U. Illinois implements 'Pass COVID/No Pass COVID' grading scale to 'help ease the stress'
The University of Illinois University Senate voted to implement a “Pass COVID / No Pass COVID” grading scale for the spring semester.
Some students and faculty expressed concern that the grading scale will negatively affect some majors.
The University of Illinois University Senate voted to implement a more lenient grading policy for the spring 2021 semester, despite the pandemic starting nearly one year ago.
According to the Daily Illini, students can choose to be graded on a “Pass COVID/No Pass COVID” grading scale. Unlike the previous Credit/No Credit policy, students who earn as low as a D- will receive credit for the course, and the grade will not affect their GPA.

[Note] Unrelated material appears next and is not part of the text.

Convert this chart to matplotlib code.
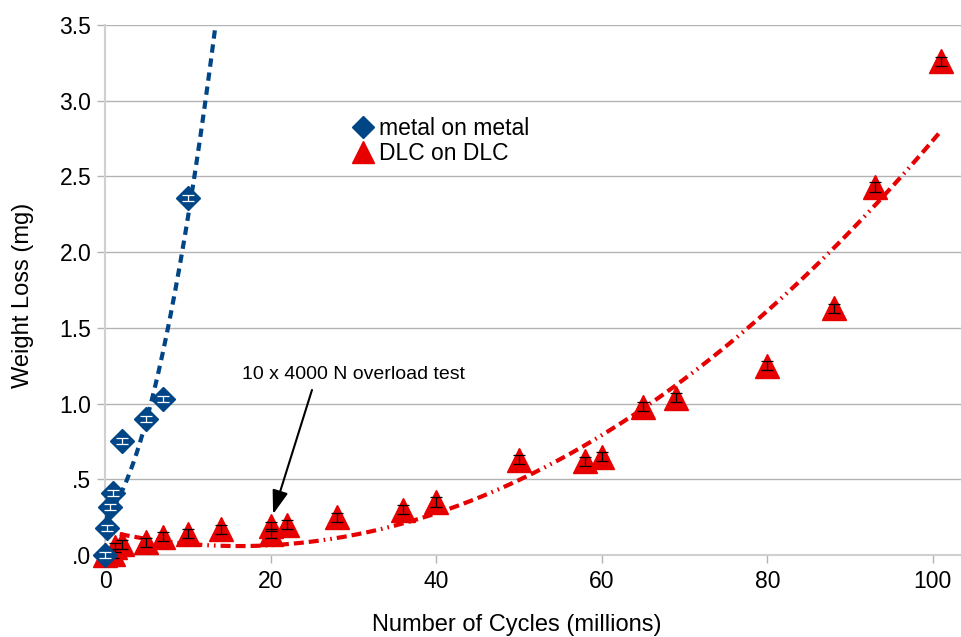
import numpy as np
import matplotlib
matplotlib.use("Agg")
import matplotlib.pyplot as plt
from matplotlib.ticker import FuncFormatter

# ---- data ----
metal_x = [0, 0.25, 0.6, 1, 2, 5, 7, 10]
metal_y = [0.0, 0.18, 0.32, 0.41, 0.75, 0.90, 1.03, 2.36]
metal_err = [0.02, 0.02, 0.02, 0.02, 0.02, 0.02, 0.02, 0.02]

dlc_x = [0, 1, 1.2, 2, 5, 7, 10, 14, 20, 20, 22, 28, 36, 40, 50, 58, 60, 65, 69, 80, 88, 93, 101]
dlc_y = [0.0, 0.01, 0.05, 0.07, 0.085, 0.12, 0.14, 0.17, 0.19, 0.14, 0.20, 0.25, 0.30, 0.35,
         0.63, 0.62, 0.65, 0.98, 1.04, 1.25, 1.63, 2.43, 3.26]
dlc_err = [0.03] * len(dlc_x)

legend_labels = ["metal on metal", "DLC on DLC"]
annot_text = "10 x 4000 N overload test"
xlabel = "Number of Cycles (millions)"
ylabel = "Weight Loss (mg)"
xticks = [0, 20, 40, 60, 80, 100]
yticks = [0, 0.5, 1.0, 1.5, 2.0, 2.5, 3.0, 3.5]

BLUE = "#004586"
RED = "#e60000"

plt.rcParams['font.family'] = ['Liberation Sans', 'DejaVu Sans']

fig = plt.figure(figsize=(9.61, 6.37), dpi=100)
ax = fig.add_axes([0.1093, 0.1287, 0.8907, 0.8321])

# trend lines (polynomial fits)
pm = np.polyfit(metal_x, metal_y, 2)
xm = np.linspace(0, 15, 300)
ax.plot(xm, np.polyval(pm, xm), color=BLUE, lw=3, dashes=(2.0, 1.4), zorder=3)

pd_ = np.polyfit(dlc_x, dlc_y, 2)
xd = np.linspace(0, 101, 400)
ax.plot(xd, np.polyval(pd_, xd), color=RED, lw=3,
        dashes=(2.4, 1.2, 2.4, 1.2, 2.4, 1.2, 0.4, 1.2, 0.4, 1.2), zorder=3)

# markers
ax.plot(dlc_x, dlc_y, linestyle='none', marker='^', ms=17, color=RED,
        mec=RED, clip_on=False, zorder=4, label=legend_labels[1])
ax.errorbar(dlc_x, dlc_y, yerr=dlc_err, fmt='none', ecolor='black', elinewidth=0.9,
            capsize=4, capthick=0.9, clip_on=False, zorder=5)
ax.plot(metal_x, metal_y, linestyle='none', marker='D', ms=12.5, color=BLUE,
        mec=BLUE, clip_on=False, zorder=6, label=legend_labels[0])
ax.errorbar(metal_x, metal_y, yerr=metal_err, fmt='none', ecolor='white', elinewidth=0.9,
            capsize=4, capthick=0.9, clip_on=False, zorder=7)

ax.set_xlim(0, 103.4)
ax.set_ylim(0, 3.5)
ax.set_xticks(xticks)
ax.set_yticks(yticks)

def yfmt(v, pos):
    s = f"{v:.1f}"
    if s.startswith("0"):
        s = s[1:]
    return s
ax.yaxis.set_major_formatter(FuncFormatter(yfmt))

ax.grid(axis='y', color='#b3b3b3', lw=1)
ax.set_axisbelow(True)
for s in ['top', 'right']:
    ax.spines[s].set_visible(False)
for s in ['left', 'bottom']:
    ax.spines[s].set_color('#d0d0d0')
    ax.spines[s].set_linewidth(1.5)
ax.tick_params(axis='both', colors='#b3b3b3', labelcolor='black', labelsize=16.5,
               length=6, width=1)
ax.tick_params(axis='x', pad=5)
ax.tick_params(axis='y', pad=4)

ax.set_xlabel(xlabel, fontsize=17)
ax.xaxis.set_label_coords(0.481, -0.112)
ax.set_ylabel(ylabel, fontsize=17)
ax.yaxis.set_label_coords(-0.083, 0.49)

# legend
h, l = ax.get_legend_handles_labels()
order = [1, 0]
leg = ax.legend([h[i] for i in order], [l[i] for i in order], loc='upper left',
                bbox_to_anchor=(0.266, 0.866), frameon=False, fontsize=16.5,
                handlelength=0.8, handletextpad=0.3, labelspacing=0.12,
                markerscale=0.9)

# annotation
ax.text(30.0, 1.19, annot_text, fontsize=14, ha='center', va='center')
ax.annotate("", xy=(20.3, 0.27), xytext=(25.0, 1.09),
            arrowprops=dict(arrowstyle='-|>,head_length=0.9,head_width=0.3',
                            color='black', lw=1.5,
                            mutation_scale=16, shrinkA=0, shrinkB=0))

fig.savefig("out.png", dpi=100)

Students who earn below a D- will have the option to receive a grade of “No Pass COVID,” whereas students who receive a D- or higher can elect to receive a “Pass COVID” grade.
Students who opt for “No Pass COVID” will not receive credit for the course and the F will not be calculated in their GPA.

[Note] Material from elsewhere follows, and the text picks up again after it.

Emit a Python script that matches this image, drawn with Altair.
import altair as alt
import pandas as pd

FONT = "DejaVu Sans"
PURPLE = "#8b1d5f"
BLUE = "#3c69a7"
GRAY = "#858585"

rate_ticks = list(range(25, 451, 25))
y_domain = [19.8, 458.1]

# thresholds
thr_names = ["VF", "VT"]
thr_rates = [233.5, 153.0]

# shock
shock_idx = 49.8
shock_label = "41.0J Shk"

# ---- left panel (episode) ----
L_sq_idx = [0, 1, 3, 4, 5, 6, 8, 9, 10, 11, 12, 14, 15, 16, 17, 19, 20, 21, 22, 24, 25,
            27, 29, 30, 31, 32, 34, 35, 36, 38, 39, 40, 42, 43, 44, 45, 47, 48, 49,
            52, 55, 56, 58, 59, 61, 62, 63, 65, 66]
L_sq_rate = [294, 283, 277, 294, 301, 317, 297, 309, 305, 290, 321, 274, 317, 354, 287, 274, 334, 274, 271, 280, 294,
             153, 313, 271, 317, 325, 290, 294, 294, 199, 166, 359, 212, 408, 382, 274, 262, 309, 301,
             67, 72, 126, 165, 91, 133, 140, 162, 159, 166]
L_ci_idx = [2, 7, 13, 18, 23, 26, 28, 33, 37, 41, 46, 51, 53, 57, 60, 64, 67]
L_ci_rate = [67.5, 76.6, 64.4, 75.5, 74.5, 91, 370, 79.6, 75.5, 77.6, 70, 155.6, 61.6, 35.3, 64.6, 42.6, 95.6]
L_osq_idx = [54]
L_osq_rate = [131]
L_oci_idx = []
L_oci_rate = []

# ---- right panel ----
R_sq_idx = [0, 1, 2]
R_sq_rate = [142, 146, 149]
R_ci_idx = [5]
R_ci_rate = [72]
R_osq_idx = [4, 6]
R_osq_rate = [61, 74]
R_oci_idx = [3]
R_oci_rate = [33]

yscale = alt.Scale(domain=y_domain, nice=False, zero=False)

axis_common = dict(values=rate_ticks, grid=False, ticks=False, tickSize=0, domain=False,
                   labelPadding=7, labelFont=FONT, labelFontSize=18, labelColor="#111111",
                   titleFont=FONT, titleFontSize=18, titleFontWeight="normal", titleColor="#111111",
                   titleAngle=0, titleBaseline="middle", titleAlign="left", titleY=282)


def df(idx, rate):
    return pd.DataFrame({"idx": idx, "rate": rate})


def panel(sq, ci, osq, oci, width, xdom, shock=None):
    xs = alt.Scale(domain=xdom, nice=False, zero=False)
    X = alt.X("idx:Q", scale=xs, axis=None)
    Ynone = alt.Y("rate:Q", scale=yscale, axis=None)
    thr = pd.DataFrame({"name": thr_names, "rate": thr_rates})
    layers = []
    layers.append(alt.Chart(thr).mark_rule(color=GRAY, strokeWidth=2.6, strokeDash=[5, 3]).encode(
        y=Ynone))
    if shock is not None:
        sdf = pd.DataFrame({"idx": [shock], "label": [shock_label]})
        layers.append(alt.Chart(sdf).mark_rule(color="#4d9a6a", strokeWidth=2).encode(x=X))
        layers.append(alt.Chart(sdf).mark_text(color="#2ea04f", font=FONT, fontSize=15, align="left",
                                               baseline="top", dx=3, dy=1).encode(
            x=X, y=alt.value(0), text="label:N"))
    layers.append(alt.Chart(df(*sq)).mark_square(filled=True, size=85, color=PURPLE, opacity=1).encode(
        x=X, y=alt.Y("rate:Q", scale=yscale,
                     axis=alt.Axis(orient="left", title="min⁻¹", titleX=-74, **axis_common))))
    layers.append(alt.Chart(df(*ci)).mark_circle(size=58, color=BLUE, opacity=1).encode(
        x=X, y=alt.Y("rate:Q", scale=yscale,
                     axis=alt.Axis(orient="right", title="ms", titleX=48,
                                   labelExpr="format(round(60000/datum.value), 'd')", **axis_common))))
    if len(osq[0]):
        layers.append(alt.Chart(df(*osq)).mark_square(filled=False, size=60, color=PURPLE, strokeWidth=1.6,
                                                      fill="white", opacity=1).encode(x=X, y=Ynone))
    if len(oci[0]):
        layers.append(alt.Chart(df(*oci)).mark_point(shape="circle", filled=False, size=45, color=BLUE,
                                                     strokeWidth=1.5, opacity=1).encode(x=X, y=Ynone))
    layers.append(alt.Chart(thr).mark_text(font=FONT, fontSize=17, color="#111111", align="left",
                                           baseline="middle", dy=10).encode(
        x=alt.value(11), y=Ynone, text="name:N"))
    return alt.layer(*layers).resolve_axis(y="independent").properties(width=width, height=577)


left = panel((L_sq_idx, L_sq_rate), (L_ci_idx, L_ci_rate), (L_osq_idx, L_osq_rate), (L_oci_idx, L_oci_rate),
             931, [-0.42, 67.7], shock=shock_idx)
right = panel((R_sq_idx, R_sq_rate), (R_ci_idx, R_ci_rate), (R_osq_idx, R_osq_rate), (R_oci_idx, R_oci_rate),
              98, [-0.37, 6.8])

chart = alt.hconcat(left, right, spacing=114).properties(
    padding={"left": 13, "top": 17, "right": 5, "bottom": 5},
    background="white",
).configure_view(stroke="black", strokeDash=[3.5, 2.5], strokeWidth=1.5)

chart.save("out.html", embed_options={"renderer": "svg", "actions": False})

”We have learned that students who earned grades of D (D+, D, D-) over the last two semesters have struggled trying to understand if they should have elected CR/NC or not,” the proposal noted.
“The modifications have been written with the belief they may help ease the stress and anxiety of our higher achieving students,” the proposal also stated, according to the Champaign News-Gazette.

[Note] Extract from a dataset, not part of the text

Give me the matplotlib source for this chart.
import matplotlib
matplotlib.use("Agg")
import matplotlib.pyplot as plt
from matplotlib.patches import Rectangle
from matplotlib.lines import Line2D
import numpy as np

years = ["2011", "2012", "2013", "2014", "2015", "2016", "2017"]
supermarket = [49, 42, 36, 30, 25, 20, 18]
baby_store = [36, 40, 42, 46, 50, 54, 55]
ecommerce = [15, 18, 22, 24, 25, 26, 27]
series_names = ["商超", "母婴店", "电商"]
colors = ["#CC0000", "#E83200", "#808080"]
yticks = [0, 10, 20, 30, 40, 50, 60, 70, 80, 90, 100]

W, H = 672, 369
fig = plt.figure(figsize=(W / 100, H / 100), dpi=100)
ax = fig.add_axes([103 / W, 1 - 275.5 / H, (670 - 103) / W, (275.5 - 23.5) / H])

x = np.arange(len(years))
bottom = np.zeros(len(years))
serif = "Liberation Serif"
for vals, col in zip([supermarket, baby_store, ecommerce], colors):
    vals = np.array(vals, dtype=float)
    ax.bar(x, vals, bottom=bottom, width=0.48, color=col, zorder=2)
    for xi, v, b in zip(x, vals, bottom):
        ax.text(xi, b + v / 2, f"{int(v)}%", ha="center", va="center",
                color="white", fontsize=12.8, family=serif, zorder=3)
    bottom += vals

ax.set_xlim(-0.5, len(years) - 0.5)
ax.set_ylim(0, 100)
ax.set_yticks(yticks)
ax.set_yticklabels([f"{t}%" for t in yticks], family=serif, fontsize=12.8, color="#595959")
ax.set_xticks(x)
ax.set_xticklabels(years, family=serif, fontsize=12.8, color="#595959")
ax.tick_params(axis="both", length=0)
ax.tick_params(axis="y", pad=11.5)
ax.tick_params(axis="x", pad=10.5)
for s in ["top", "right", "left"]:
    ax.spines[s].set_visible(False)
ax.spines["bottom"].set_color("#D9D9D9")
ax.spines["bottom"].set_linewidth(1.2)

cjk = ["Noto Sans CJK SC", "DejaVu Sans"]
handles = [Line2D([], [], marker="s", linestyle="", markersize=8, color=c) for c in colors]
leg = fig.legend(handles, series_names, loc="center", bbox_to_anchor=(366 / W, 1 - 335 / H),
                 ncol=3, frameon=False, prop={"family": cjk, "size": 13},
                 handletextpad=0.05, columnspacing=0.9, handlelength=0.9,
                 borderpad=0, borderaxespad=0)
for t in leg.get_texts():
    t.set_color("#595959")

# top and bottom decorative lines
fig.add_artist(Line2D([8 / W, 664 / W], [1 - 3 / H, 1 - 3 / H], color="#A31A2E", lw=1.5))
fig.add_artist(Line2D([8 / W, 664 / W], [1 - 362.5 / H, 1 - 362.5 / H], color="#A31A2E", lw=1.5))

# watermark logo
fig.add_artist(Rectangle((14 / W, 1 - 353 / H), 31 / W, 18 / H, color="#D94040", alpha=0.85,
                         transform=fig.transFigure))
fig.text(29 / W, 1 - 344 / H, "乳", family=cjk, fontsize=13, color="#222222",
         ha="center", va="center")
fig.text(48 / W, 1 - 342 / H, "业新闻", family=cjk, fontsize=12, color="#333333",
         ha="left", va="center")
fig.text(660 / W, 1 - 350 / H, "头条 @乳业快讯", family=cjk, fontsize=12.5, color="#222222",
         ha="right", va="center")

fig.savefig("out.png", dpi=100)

The proposal extended the deadline to drop a course to 11:59 p.m. on May 5, which is the last day of instruction for classes.
Students and professors voiced concerns about the proposal at the senate meeting.
Some expressed concern that the new policy will negatively affect certain majors, such as education, which require students to achieve grades of C- or higher to get into further educational programs or receive certain certifications.
Ignoring these concerns, student senator Dana Yun claims “in the grand scheme of our entire student population,” the proposal will do more good than harm, according to the Daily Illini.
“I think we have to recognize that we may have saved lives,” Yun said. “And I think that’s so powerful.”